Niat baik Michelle pun mendapat dukungan dari pihak sekolahnya, British School Jakarta. Walau umumnya murid perempuan tidak diperkenankan untuk menggundulkan kepala, pihak sekolah memberikan pengecualian bagi Michelle dengan mempertimbangkan dampak positif yang muncul dari aksi kepedulian sosial ini.
Rambut panjang nan indah itu perlahan dipotong dan helai demi helai terjatuh ke bumi. Beberapa orang menatap tak percaya, bahkan meneteskan air mata melihat aksi gadis belia ini.
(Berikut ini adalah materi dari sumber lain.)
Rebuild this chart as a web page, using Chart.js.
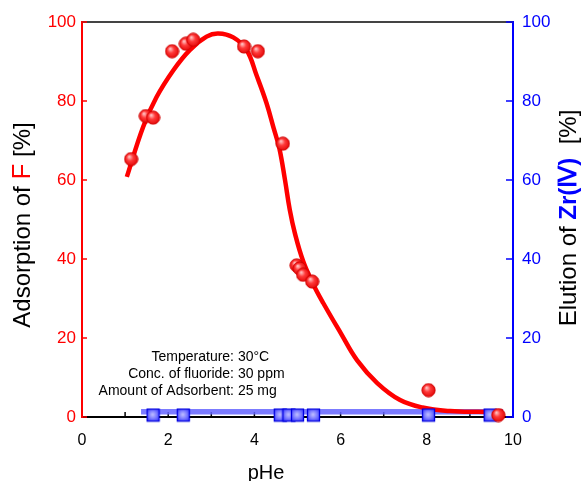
<!DOCTYPE html>
<html>
<head>
<meta charset="utf-8">
<script src="https://cdn.jsdelivr.net/npm/chart.js@4"></script>
<style>
  html,body{margin:0;padding:0;background:#fff;}
  canvas{display:block;}
</style>
</head>
<body>
<canvas id="chart" width="584" height="481"></canvas>
<script>
// measured points, adsorption of F [%] vs pHe
const phF=[1.14,1.48,1.65,2.09,2.41,2.58,3.76,4.08,4.66,4.98,5.05,5.13,5.34,8.04,9.66];
const adsF=[65.3,76.2,75.8,92.6,94.5,95.5,93.8,92.6,69.2,38.4,37.6,36.0,34.3,6.8,0.5];

// elution of Zr(IV) [%]
const phZr=[1.65,2.35,4.6,4.8,5.0,5.37,8.04,9.47];
const eluZr=[0.5,0.5,0.5,0.5,0.5,0.5,0.5,0.5];

// fitted curve for F
const fitPh=[1.04,1.42,1.73,2.12,2.5,2.89,3.16,3.51,3.82,4.05,4.28,4.45,4.58,4.71,4.82,4.94,5.13,5.37,5.6,6.0,6.38,6.85,7.38,7.9,8.54,9.2,9.77];
const fitAds=[60.8,73.5,81,87.8,92.9,96.3,97.1,96.1,92.9,86.5,79.5,73,68,60,52.5,46.5,39.5,33.5,28.8,21.3,14.4,8.6,4.3,2.4,1.5,1.3,1.3];

// flat line through the Zr data
const zrLinePh=[1.37,9.77];
const zrLineVal=[1.3,1.3];

const xTicks=[0,2,4,6,8,10];
const yTicks=[0,20,40,60,80,100];

const notes=[["Temperature:"," 30°C"],["Conc. of fluoride:"," 30 ppm"],["Amount of Adsorbent:"," 25 mg"]];

const RED="#ff0000", BLUE="#0000ff";
const FONT="'Liberation Sans', Arial, sans-serif";

function toXY(xs,ys){ return xs.map((x,i)=>({x:x,y:ys[i]})); }

// shaded marker images
function makeBall(){
  const c=document.createElement("canvas"); c.width=15; c.height=15;
  const g=c.getContext("2d");
  const grad=g.createRadialGradient(5.5,5,0.5,7.5,7.5,7.5);
  grad.addColorStop(0,"#ffc0c0");
  grad.addColorStop(0.4,"#ff3a3a");
  grad.addColorStop(1,"#e00000");
  g.fillStyle=grad;
  g.beginPath(); g.arc(7.5,7.5,6.6,0,Math.PI*2); g.fill();
  g.strokeStyle="#d00000"; g.lineWidth=1; g.stroke();
  return c;
}
function makeBox(){
  const c=document.createElement("canvas"); c.width=15; c.height=15;
  const g=c.getContext("2d");
  const grad=g.createRadialGradient(7,7,0.5,7.5,7.5,9);
  grad.addColorStop(0,"#b8b8ff");
  grad.addColorStop(0.55,"#6868ff");
  grad.addColorStop(1,"#3030ff");
  g.fillStyle=grad;
  g.fillRect(1,1,13,13);
  g.strokeStyle="#0000e0"; g.lineWidth=1.3; g.strokeRect(1.5,1.5,12,12);
  return c;
}

function drawParts(ctx,parts,cx,cy,rot){
  ctx.save();
  ctx.translate(cx,cy);
  ctx.rotate(rot);
  ctx.textBaseline="middle";
  ctx.textAlign="left";
  let total=0;
  parts.forEach(p=>{ ctx.font=p[2]; total+=ctx.measureText(p[0]).width; });
  let x=-total/2;
  parts.forEach(p=>{
    ctx.font=p[2]; ctx.fillStyle=p[1];
    ctx.fillText(p[0],x,0);
    x+=ctx.measureText(p[0]).width;
  });
  ctx.restore();
}

const decor={
  id:"decor",
  beforeDatasetsDraw(chart){
    const ctx=chart.ctx, a=chart.chartArea;
    const sx=chart.scales.x, sy=chart.scales.y, sy2=chart.scales.y2;
    ctx.save();
    // top frame line
    ctx.strokeStyle="#444"; ctx.lineWidth=2;
    ctx.beginPath(); ctx.moveTo(a.left,a.top); ctx.lineTo(a.right,a.top); ctx.stroke();
    // inward ticks
    ctx.lineWidth=1.5;
    ctx.strokeStyle=RED;
    yTicks.forEach(v=>{ const y=sy.getPixelForValue(v); ctx.beginPath(); ctx.moveTo(a.left,y); ctx.lineTo(a.left+5,y); ctx.stroke(); });
    ctx.strokeStyle=BLUE;
    yTicks.forEach(v=>{ const y=sy2.getPixelForValue(v); ctx.beginPath(); ctx.moveTo(a.right,y); ctx.lineTo(a.right-7,y); ctx.stroke(); });
    ctx.strokeStyle="#000";
    for(let v=1;v<10;v++){ const x=sx.getPixelForValue(v); ctx.beginPath(); ctx.moveTo(x,a.bottom); ctx.lineTo(x,a.bottom-5); ctx.stroke(); }
    ctx.restore();
  },
  afterDraw(chart){
    const ctx=chart.ctx;
    drawParts(ctx,[["Adsorption of ","#000","24px "+FONT],["F",RED,"26px "+FONT],[" [%]","#000","24px "+FONT]],23,225,-Math.PI/2);
    drawParts(ctx,[["Elution of ","#000","24px "+FONT],["Zr(Ⅳ)",BLUE,"bold 24px "+FONT],["  [%]","#000","24px "+FONT]],569,218,-Math.PI/2);
    drawParts(ctx,[["pHe","#000","20px "+FONT]],266,473,0);
    ctx.save();
    ctx.font="14px "+FONT; ctx.fillStyle="#000"; ctx.textBaseline="middle";
    notes.forEach((n,i)=>{
      const y=357+i*17;
      ctx.textAlign="right"; ctx.fillText(n[0],234,y);
      ctx.textAlign="left"; ctx.fillText(n[1],234,y);
    });
    ctx.restore();
  }
};

new Chart(document.getElementById("chart"),{
  type:"scatter",
  data:{
    datasets:[
      { data:toXY(phF,adsF), yAxisID:"y", pointStyle:makeBall(), pointRadius:7, order:1, clip:false },
      { data:toXY(phZr,eluZr), yAxisID:"y2", pointStyle:makeBox(), pointRadius:7, order:2, clip:false },
      { data:toXY(fitPh,fitAds), yAxisID:"y", showLine:true, pointRadius:0, borderColor:RED, borderWidth:4.5,
        tension:0.4, order:3, clip:false },
      { data:toXY(zrLinePh,zrLineVal), yAxisID:"y2", showLine:true, pointRadius:0, borderColor:"rgba(100,100,255,0.85)",
        borderWidth:5.5, order:4, clip:false }
    ]
  },
  options:{
    responsive:false,
    devicePixelRatio:1,
    animation:false,
    layout:{ padding:{ top:22 } },
    plugins:{ legend:{display:false}, tooltip:{enabled:false} },
    scales:{
      x:{
        type:"linear", min:0, max:10,
        afterBuildTicks(s){ s.ticks=xTicks.map(v=>({value:v})); },
        afterFit(s){ s.height=64; },
        grid:{display:false,drawTicks:false},
        border:{color:"#000",width:2},
        ticks:{color:"#000",font:{size:16,family:FONT},padding:14,maxRotation:0}
      },
      y:{
        position:"left", min:0, max:100,
        afterBuildTicks(s){ s.ticks=yTicks.map(v=>({value:v})); },
        afterFit(s){ s.width=82; },
        grid:{display:false,drawTicks:false},
        border:{color:RED,width:2},
        ticks:{color:RED,font:{size:17,family:FONT},padding:6}
      },
      y2:{
        position:"right", min:0, max:100,
        afterBuildTicks(s){ s.ticks=yTicks.map(v=>({value:v})); },
        afterFit(s){ s.width=71; },
        grid:{display:false,drawTicks:false},
        border:{color:BLUE,width:2},
        ticks:{color:BLUE,font:{size:17,family:FONT},padding:9}
      }
    }
  },
  plugins:[decor]
});
</script>
</body>
</html>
Beberapa orang lain menyemangati dan meneriakkan dukungan mereka bagi Michelle. Di sisi Michelle, papa dan mamanya tampak terharu. Usai pemotongan rambut Michelle, mereka tak berhenti memeluk dan memuji keberaniannya. Suatu keberanian yang perlu dicontoh oleh kita semua.
“Aku tidak merasa malu dengan kepalaku yang sekarang yang gundul, karena ini untuk tujuan yang baik. Ini bukan untuk mencari sensasi tetapi untuk mereka, orang-orang yang hidup dengan kanker,” katanya dengan senyum merekah.
Seperti Michelle, kita pun dapat menunjukkan kepedulian kita bagi mereka yang hidup dengan penyakit berat. Baik dengan menggunduli kepala maupun menjadi relawan bagi organisasi-organisasi sosial seperti Yayasan Rumah Rachel, kita semua bisa berperan aktif dalam meningkatkan kualitas hidup mereka.
Orang yang hidup dengan penyakit seperti kanker atau HIV bukanlah individu yang harus dijauhi atau dikucilkan. Mereka berhak untuk menikmati hidup yang berkualitas, dengan bahagia dan tanpa kesakitan, dikelilingi orang-orang yang mereka cintai.
Apa yang akan kita lakukan seandainya kita semua tahu bahwa esok adalah hari terakhir kita hidup di muka bumi ini?